The suburb is dominated by Dutton Park, which includes a large recreation area and public cemetery (colloquially known as Dutton Park Cemetery but officially known as South Brisbane Cemetery). T. J. Doyle Memorial Drive passes through the park and along past the river; it was named after Thomas Joseph Doyle, alderman for South Brisbane ward of the City of Brisbane from 1954 to 1964.

The former Boggo Road Gaol was located in the suburb and the remaining structure is now a historical museum.

== Education ==
Dutton Park State School is a government primary (Prep–6) school for boys and girls at 112 Annerley Road. In 2017, the school had an enrolment of 328 students with 28 teachers (21 full-time equivalent) and 11 non-teaching staff (9 full-time equivalent). It includes a special education program.

St Ita's Regional Primary School is a Catholic primary (Prep–6) school for boys and girls at 249 Gladstone Road.
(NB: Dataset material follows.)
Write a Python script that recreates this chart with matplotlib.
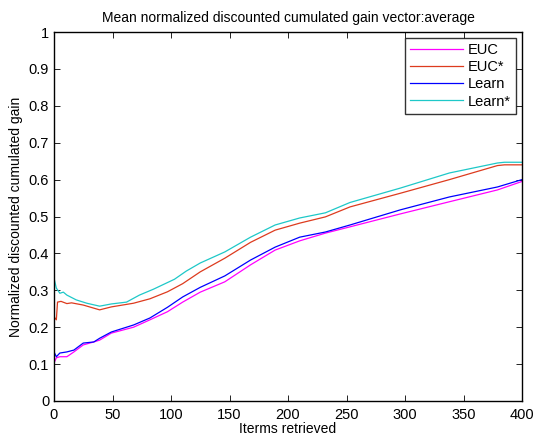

In 2017, the school had an enrolment of 363 students with 25 teachers (22 full-time equivalent) and 13 non-teaching staff (7 full-time equivalent).

Brisbane South State Secondary College is a government secondary (7–12) school for boys and girls at 179 Annerley Road. The 2021 initial intake was Year 7 students only, with each successive calendar year extending the range of school years on offer until 2026, when they eventually provided full schooling for Years 7–12.

== Transport ==
By bus, Transport for Brisbane bus routes 192, 196 and 198 serve the suburb along Gladstone Road. Annerley Road to the city (via the Busway) is served by routes 105, 107, 108, 109, 116 and 202. Since the opening of Dutton Park Place busway station on the Eleanor Schonell Bridge and the Boggo Road Busway, the suburb has become a major hub for the Brisbane City Busway.

By train, Dutton Park is served by the Dutton Park Railway Station which lies on the Beenleigh/Ferny Grove Line.